▸ **RECORDED INFORMATION**
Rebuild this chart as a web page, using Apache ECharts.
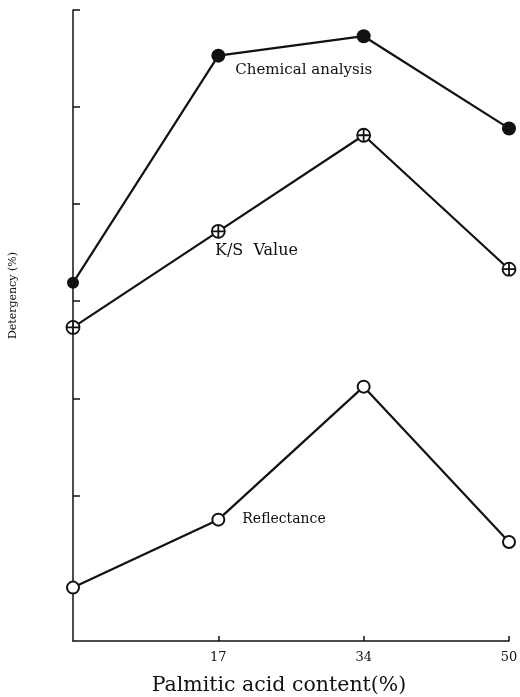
<!DOCTYPE html>
<html>
<head>
<meta charset="utf-8">
<script src="https://cdn.jsdelivr.net/npm/echarts@6/dist/echarts.min.js"></script>
<style>
html,body{margin:0;padding:0;background:#fff;}
#c{width:520px;height:697px;}
</style>
</head>
<body>
<div id="c"></div>
<script>
const categories = ['0', '17', '34', '50'];
const xTickLabels = ['', '17', '34', '50'];
const chemical = [36.9, 60.3, 62.3, 52.8];
const ksValue = [32.3, 42.2, 52.1, 38.3];
const reflectance = [5.5, 12.5, 26.2, 10.2];
const yTickValues = [15, 25, 35, 45, 55, 65];

const serif = '"DejaVu Serif", "Liberation Serif", serif';
const crossCircle = 'path://M-10,0 A10,10 0 1,1 10,0 A10,10 0 1,1 -10,0 Z M-10,0 L10,0 M0,-10 L0,10';

const chart = echarts.init(document.getElementById('c'), null, {renderer: 'canvas'});
chart.setOption({
  backgroundColor: '#fff',
  animation: false,
  grid: {left: 73, right: 11, top: 10, bottom: 56, containLabel: false, outerBoundsMode: 'none'},
  xAxis: {
    type: 'category',
    data: categories,
    boundaryGap: false,
    name: 'Palmitic acid content(%)',
    nameLocation: 'middle',
    nameGap: 34,
    nameTextStyle: {fontFamily: serif, fontSize: 20.5, color: '#111', padding: [0, 24, 0, 0]},
    axisLine: {lineStyle: {color: '#111', width: 1.5}},
    axisTick: {show: true, inside: true, length: 5, lineStyle: {color: '#111', width: 1.5},
      interval: function (i) { return i > 0; }},
    axisLabel: {fontFamily: serif, fontSize: 13, color: '#111', margin: 10,
      formatter: function (v, i) { return xTickLabels[i]; }},
    splitLine: {show: false}
  },
  yAxis: {
    type: 'value',
    min: 0,
    max: 65,
    name: 'Detergency (%)',
    nameLocation: 'middle',
    nameGap: 54,
    nameTextStyle: {fontFamily: serif, fontSize: 11, color: '#111', padding: [0, 0, 0, 60]},
    axisLine: {show: true, lineStyle: {color: '#111', width: 1.5}},
    axisTick: {show: true, inside: true, length: 7, lineStyle: {color: '#111', width: 1.5},
      customValues: yTickValues},
    axisLabel: {show: false},
    splitLine: {show: false}
  },
  series: [
    {
      name: 'Chemical analysis',
      type: 'line',
      data: chemical.map(function (v, i) {
        const d = {value: v};
        if (i === 0) { d.symbolSize = 12; }
        if (i === 1) {
          d.label = {show: true, formatter: 'Chemical analysis', position: 'right', distance: 10,
            offset: [0, 14], fontFamily: serif, fontSize: 15, color: '#111'};
        }
        return d;
      }),
      symbol: 'circle',
      symbolSize: 14,
      lineStyle: {color: '#111', width: 2.2},
      itemStyle: {color: '#111'}
    },
    {
      name: 'K/S Value',
      type: 'line',
      data: ksValue.map(function (v, i) {
        const d = {value: v};
        if (i === 1) {
          d.label = {show: true, formatter: 'K/S  Value', position: [4, 27], align: 'left',
            verticalAlign: 'middle', fontFamily: serif, fontSize: 16, color: '#111'};
        }
        return d;
      }),
      symbol: crossCircle,
      symbolSize: 13,
      lineStyle: {color: '#111', width: 2.2},
      itemStyle: {color: '#fff', borderColor: '#111', borderWidth: 1.8}
    },
    {
      name: 'Reflectance',
      type: 'line',
      data: reflectance.map(function (v, i) {
        const d = {value: v};
        if (i === 1) {
          d.label = {show: true, formatter: 'Reflectance', position: 'right', distance: 17,
            fontFamily: serif, fontSize: 14, color: '#111'};
        }
        return d;
      }),
      symbol: 'emptyCircle',
      symbolSize: 12,
      lineStyle: {color: '#111', width: 2.2},
      itemStyle: {color: '#111', borderColor: '#111', borderWidth: 2.4}
    }
  ]
});
</script>
</body>
</html>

▸ **INSTRUCTION**
Return the material line for line, from its beginning to the line that contains "const crossCircle = 'path://M-10,0", with the pictures left out.

▸ **TASK SOLUTION**
Rebuild this chart as a web page, using Apache ECharts.
<!DOCTYPE html>
<html>
<head>
<meta charset="utf-8">
<script src="https://cdn.jsdelivr.net/npm/echarts@6/dist/echarts.min.js"></script>
<style>
html,body{margin:0;padding:0;background:#fff;}
#c{width:520px;height:697px;}
</style>
</head>
<body>
<div id="c"></div>
<script>
const categories = ['0', '17', '34', '50'];
const xTickLabels = ['', '17', '34', '50'];
const chemical = [36.9, 60.3, 62.3, 52.8];
const ksValue = [32.3, 42.2, 52.1, 38.3];
const reflectance = [5.5, 12.5, 26.2, 10.2];
const yTickValues = [15, 25, 35, 45, 55, 65];

const serif = '"DejaVu Serif", "Liberation Serif", serif';
const crossCircle = 'path://M-10,0 A10,10 0 1,1 10,0 A10,10 0 1,1 -10,0 Z M-10,0 L10,0 M0,-10 L0,10';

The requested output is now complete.